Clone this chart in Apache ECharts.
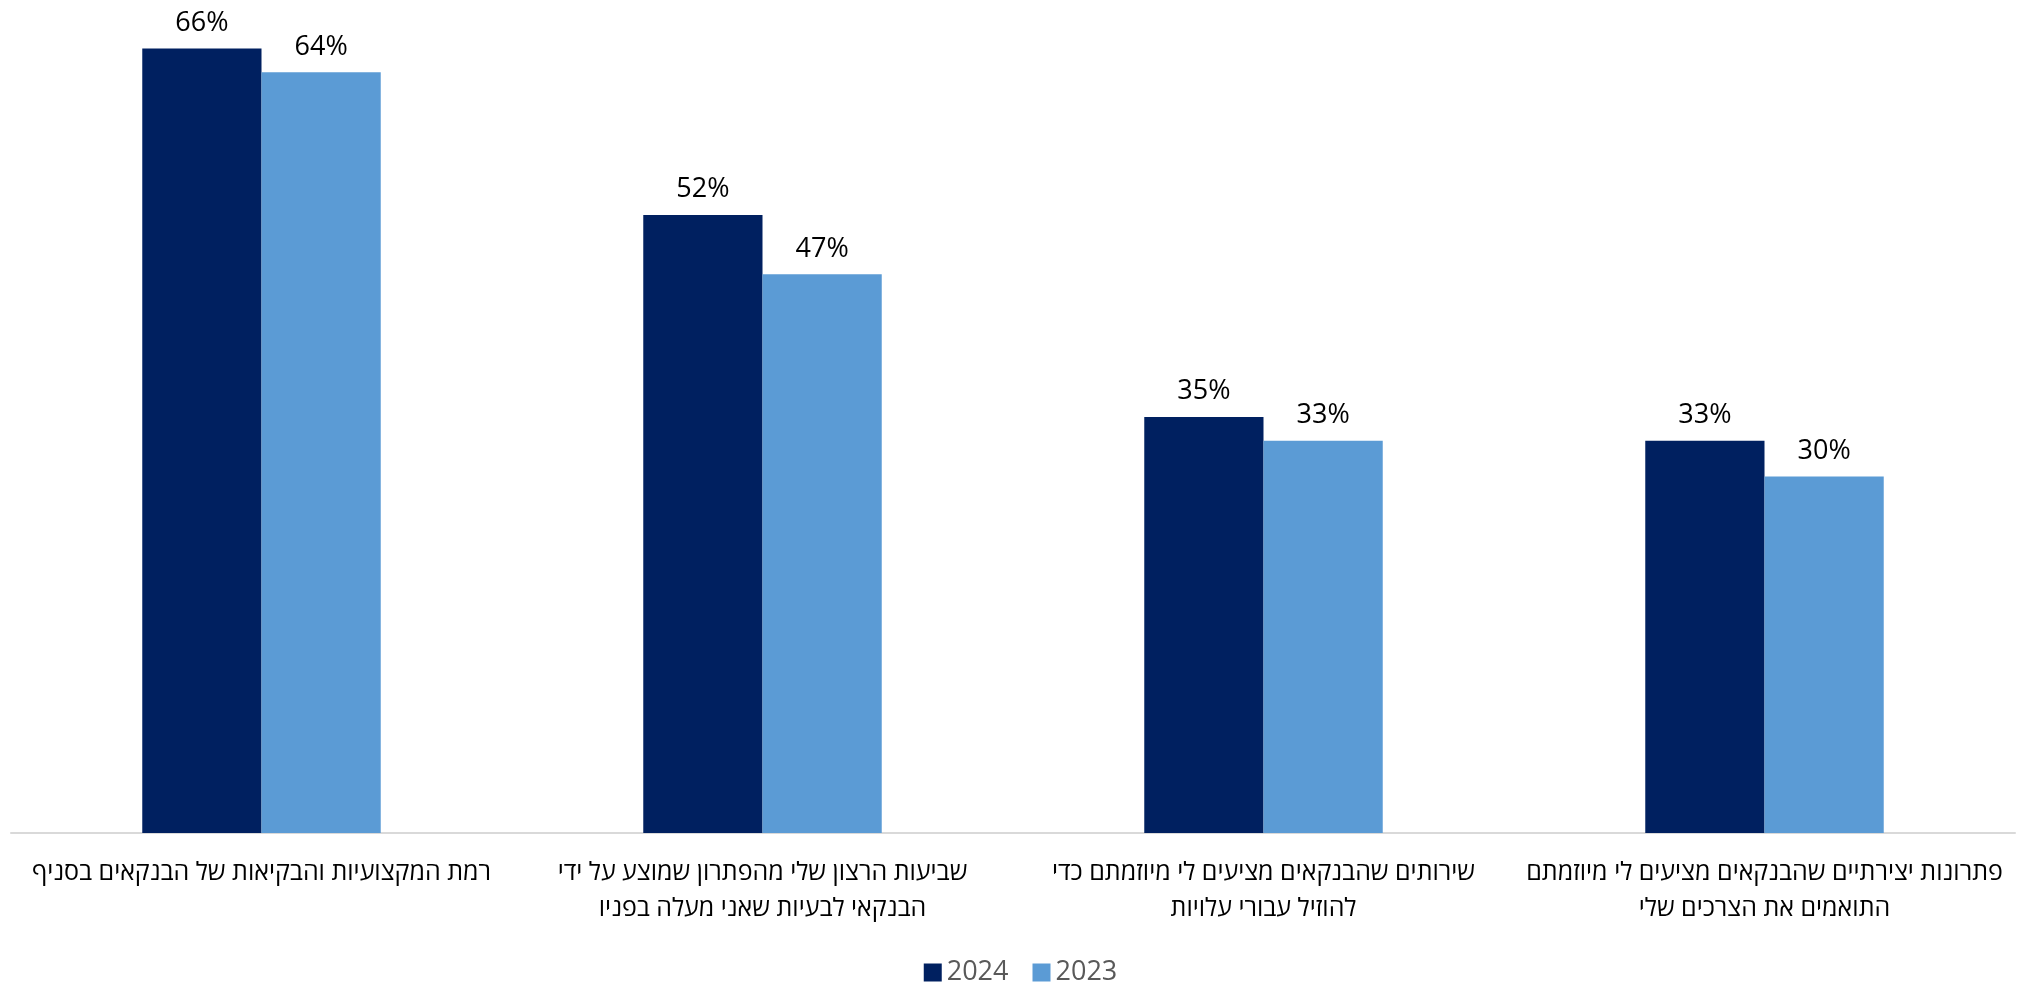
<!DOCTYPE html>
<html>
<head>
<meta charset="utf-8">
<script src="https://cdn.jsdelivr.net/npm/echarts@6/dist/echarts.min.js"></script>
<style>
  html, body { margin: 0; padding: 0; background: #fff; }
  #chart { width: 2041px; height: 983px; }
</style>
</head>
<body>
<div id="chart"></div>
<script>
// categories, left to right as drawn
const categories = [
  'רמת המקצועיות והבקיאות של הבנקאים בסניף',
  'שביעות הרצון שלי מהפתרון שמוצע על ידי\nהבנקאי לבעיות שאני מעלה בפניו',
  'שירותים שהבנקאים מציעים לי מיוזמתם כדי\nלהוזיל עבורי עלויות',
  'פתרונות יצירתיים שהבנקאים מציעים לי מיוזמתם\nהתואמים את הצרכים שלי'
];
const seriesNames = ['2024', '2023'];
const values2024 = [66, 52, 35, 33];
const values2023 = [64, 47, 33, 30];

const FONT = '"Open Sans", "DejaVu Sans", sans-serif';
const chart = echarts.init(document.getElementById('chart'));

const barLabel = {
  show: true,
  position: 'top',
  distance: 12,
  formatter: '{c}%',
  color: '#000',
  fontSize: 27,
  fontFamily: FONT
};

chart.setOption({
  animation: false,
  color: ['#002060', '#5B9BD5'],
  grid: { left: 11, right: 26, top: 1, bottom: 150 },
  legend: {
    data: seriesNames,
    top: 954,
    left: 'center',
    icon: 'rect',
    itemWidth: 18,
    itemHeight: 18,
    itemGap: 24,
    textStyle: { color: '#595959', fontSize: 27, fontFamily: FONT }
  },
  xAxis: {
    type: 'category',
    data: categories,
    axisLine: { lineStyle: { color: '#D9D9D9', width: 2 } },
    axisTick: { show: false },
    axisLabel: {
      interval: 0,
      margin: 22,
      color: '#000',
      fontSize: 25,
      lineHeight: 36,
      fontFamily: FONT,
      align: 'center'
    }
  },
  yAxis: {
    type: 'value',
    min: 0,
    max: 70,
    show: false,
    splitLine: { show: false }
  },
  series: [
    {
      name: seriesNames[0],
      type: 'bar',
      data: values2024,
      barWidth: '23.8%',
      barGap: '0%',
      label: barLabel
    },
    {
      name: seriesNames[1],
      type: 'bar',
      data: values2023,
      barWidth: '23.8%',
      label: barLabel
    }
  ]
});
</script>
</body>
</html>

### TASK STATEMENT
Set down all the data again exactly as above, pictures excluded.

### REPLY
Clone this chart in Apache ECharts.
<!DOCTYPE html>
<html>
<head>
<meta charset="utf-8">
<script src="https://cdn.jsdelivr.net/npm/echarts@6/dist/echarts.min.js"></script>
<style>
  html, body { margin: 0; padding: 0; background: #fff; }
  #chart { width: 2041px; height: 983px; }
</style>
</head>
<body>
<div id="chart"></div>
<script>
// categories, left to right as drawn
const categories = [
  'רמת המקצועיות והבקיאות של הבנקאים בסניף',
  'שביעות הרצון שלי מהפתרון שמוצע על ידי\nהבנקאי לבעיות שאני מעלה בפניו',
  'שירותים שהבנקאים מציעים לי מיוזמתם כדי\nלהוזיל עבורי עלויות',
  'פתרונות יצירתיים שהבנקאים מציעים לי מיוזמתם\nהתואמים את הצרכים שלי'
];
const seriesNames = ['2024', '2023'];
const values2024 = [66, 52, 35, 33];
const values2023 = [64, 47, 33, 30];

const FONT = '"Open Sans", "DejaVu Sans", sans-serif';
const chart = echarts.init(document.getElementById('chart'));

const barLabel = {
  show: true,
  position: 'top',
  distance: 12,
  formatter: '{c}%',
  color: '#000',
  fontSize: 27,
  fontFamily: FONT
};

chart.setOption({
  animation: false,
  color: ['#002060', '#5B9BD5'],
  grid: { left: 11, right: 26, top: 1, bottom: 150 },
  legend: {
    data: seriesNames,
    top: 954,
    left: 'center',
    icon: 'rect',
    itemWidth: 18,
    itemHeight: 18,
    itemGap: 24,
    textStyle: { color: '#595959', fontSize: 27, fontFamily: FONT }
  },
  xAxis: {
    type: 'category',
    data: categories,
    axisLine: { lineStyle: { color: '#D9D9D9', width: 2 } },
    axisTick: { show: false },
    axisLabel: {
      interval: 0,
      margin: 22,
      color: '#000',
      fontSize: 25,
      lineHeight: 36,
      fontFamily: FONT,
      align: 'center'
    }
  },
  yAxis: {
    type: 'value',
    min: 0,
    max: 70,
    show: false,
    splitLine: { show: false }
  },
  series: [
    {
      name: seriesNames[0],
      type: 'bar',
      data: values2024,
      barWidth: '23.8%',
      barGap: '0%',
      label: barLabel
    },
    {
      name: seriesNames[1],
      type: 'bar',
      data: values2023,
      barWidth: '23.8%',
      label: barLabel
    }
  ]
});
</script>
</body>
</html>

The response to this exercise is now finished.